Christopher Spring, British Museum
The Khartoum School, under the leadership of Ibrahim El Salahi, began to be recognised in the 1960s as an emergent modernist movement producing a distinctive means of expression known as Sudanawiyya – a synthesis of Western styles of art with other traditions, reflecting the remarkable ethnic, religious and cultural diversity of Sudan. Salahi explains part of the rationale behind the movement:
“Originality, human originality, does not mean creating something out of nothing as such a claim is well beyond the capability of mankind. Originality in my opinion means to be able to create the new out of what is already there in existence. One simply makes a new addition, a sort of a new idea, a fresh leaf atop that same old tree of creation”.
Among the traditions which inspire and inform Salahi’s work is that of the patched tunic, jibba, which was the distinctive uniform of the followers of Muhammad Ahmad, the Mahdi or ‘rightly guided one’ who in 1884 led a jihad or Holy War to establish the Mahdist State in Sudan. The jibba was inspired by the ragged muraqqa’a which for centuries had been the dress of the Sufi religious orders, signifying their contempt for worldly goods.

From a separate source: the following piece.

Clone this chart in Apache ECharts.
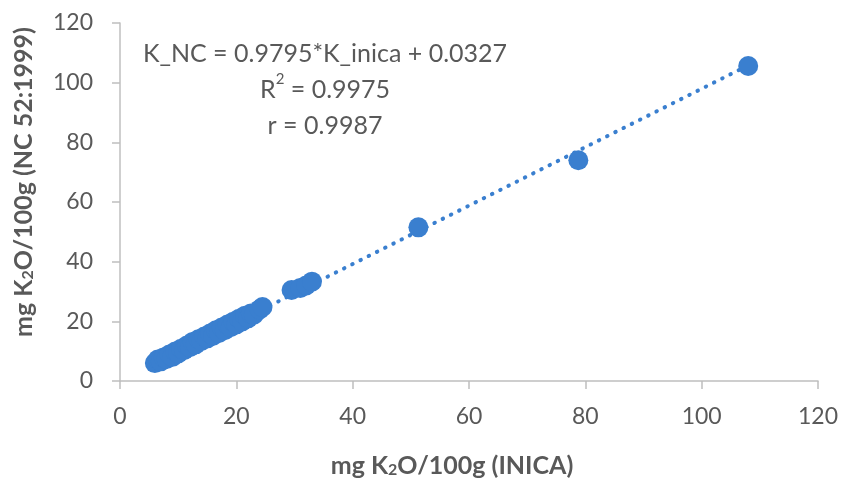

The artist Ibrahim El Salahi, himself a member of a Sufi brotherhood, sees the jibba as a metaphor for the remarkably diverse nature of Sudanese society, the patches symbolising different cultures and beliefs in various parts of the country. In his Tree series El Salahi makes reference to the form of the jibba as well as to the human form, suggesting a Tree of Life in Sudan. Created in 2001 using coloured inks on paper, Tree was produced in the artist’s UK studio. Although the Mahdist State ceased to exist following the Battle of Omdurman in 1898, Mahdism, through the mouthpiece of the Umma party, remains a vital political force in Sudan today.